‘No Longer Home’ is an Autobiographical Story of Being Forced Apart

‘No Longer Home’ is an Autobiographical Story of Being Forced Apart


Cruel governmental circumstances are forcing Bo and Ao apart, so you’ll spend time helping them pack and remember in No Longer Home.

The pair have been sharing a place for a year, but visa limitations are forcing Ao to move back to Japan. No matter what the pair might want to do, nothing will stop this split. So, there’s little left to do besides pack up and get ready for the forced move. Not that packing is all you’ll do, as you can spend some time playing video games, having meals with friends, and reminiscing over the things you’re putting in boxes. It’s a sad time in saying goodbye, but what you make of this time is vitally important.

No Longer Home

The game was designed as an autobiographical tale of sorts. It was designed as a way of staying connected for its developers, who also found themselves forced apart after university. In doing so, it gave them a means to explore and express the feelings of saying goodbye, and help out others who found themselves similarly split apart from the families they created for themselves.
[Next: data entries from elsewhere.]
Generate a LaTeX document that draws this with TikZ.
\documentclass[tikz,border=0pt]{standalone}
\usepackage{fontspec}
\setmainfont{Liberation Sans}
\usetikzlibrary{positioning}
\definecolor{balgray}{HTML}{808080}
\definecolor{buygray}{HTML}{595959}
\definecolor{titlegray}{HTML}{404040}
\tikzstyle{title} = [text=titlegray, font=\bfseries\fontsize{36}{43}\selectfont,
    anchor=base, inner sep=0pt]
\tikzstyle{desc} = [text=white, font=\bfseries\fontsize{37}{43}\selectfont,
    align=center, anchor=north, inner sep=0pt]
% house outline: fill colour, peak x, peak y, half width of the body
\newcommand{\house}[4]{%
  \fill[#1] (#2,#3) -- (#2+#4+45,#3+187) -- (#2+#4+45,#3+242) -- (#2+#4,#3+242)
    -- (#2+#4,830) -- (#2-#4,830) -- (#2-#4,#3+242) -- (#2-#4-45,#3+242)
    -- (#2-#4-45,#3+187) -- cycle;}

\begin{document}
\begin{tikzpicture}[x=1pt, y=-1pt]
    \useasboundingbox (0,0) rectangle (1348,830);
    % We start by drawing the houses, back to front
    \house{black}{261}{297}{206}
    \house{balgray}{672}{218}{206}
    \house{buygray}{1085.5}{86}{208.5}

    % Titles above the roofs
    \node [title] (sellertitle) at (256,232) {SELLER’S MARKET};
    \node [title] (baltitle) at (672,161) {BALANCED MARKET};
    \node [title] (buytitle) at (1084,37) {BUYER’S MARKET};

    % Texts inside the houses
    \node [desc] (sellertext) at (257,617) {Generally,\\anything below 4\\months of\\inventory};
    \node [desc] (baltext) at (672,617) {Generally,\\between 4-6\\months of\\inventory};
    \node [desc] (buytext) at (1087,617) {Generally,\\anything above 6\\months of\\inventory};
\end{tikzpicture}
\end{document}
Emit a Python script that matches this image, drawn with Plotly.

Sharing a space is a special thing for two people to do, and when that connection has to be broken (especially when it wasn’t your choice), it creates some complex feelings that are hard to get through. It’s wonderful to see a game offer some outlet for these emotions for people to share in, even if I’m terribly sad that the developers had to go through it.

No Longer Home conjures up some sad memories of past connections, but I’m happy it exists to help players come to terms with their feelings in times when they have to move away from someone they’ve come to care about.

No Longer Home is available now on itch.io, the Humble Store, Epic Games Store, GOG, and Steam.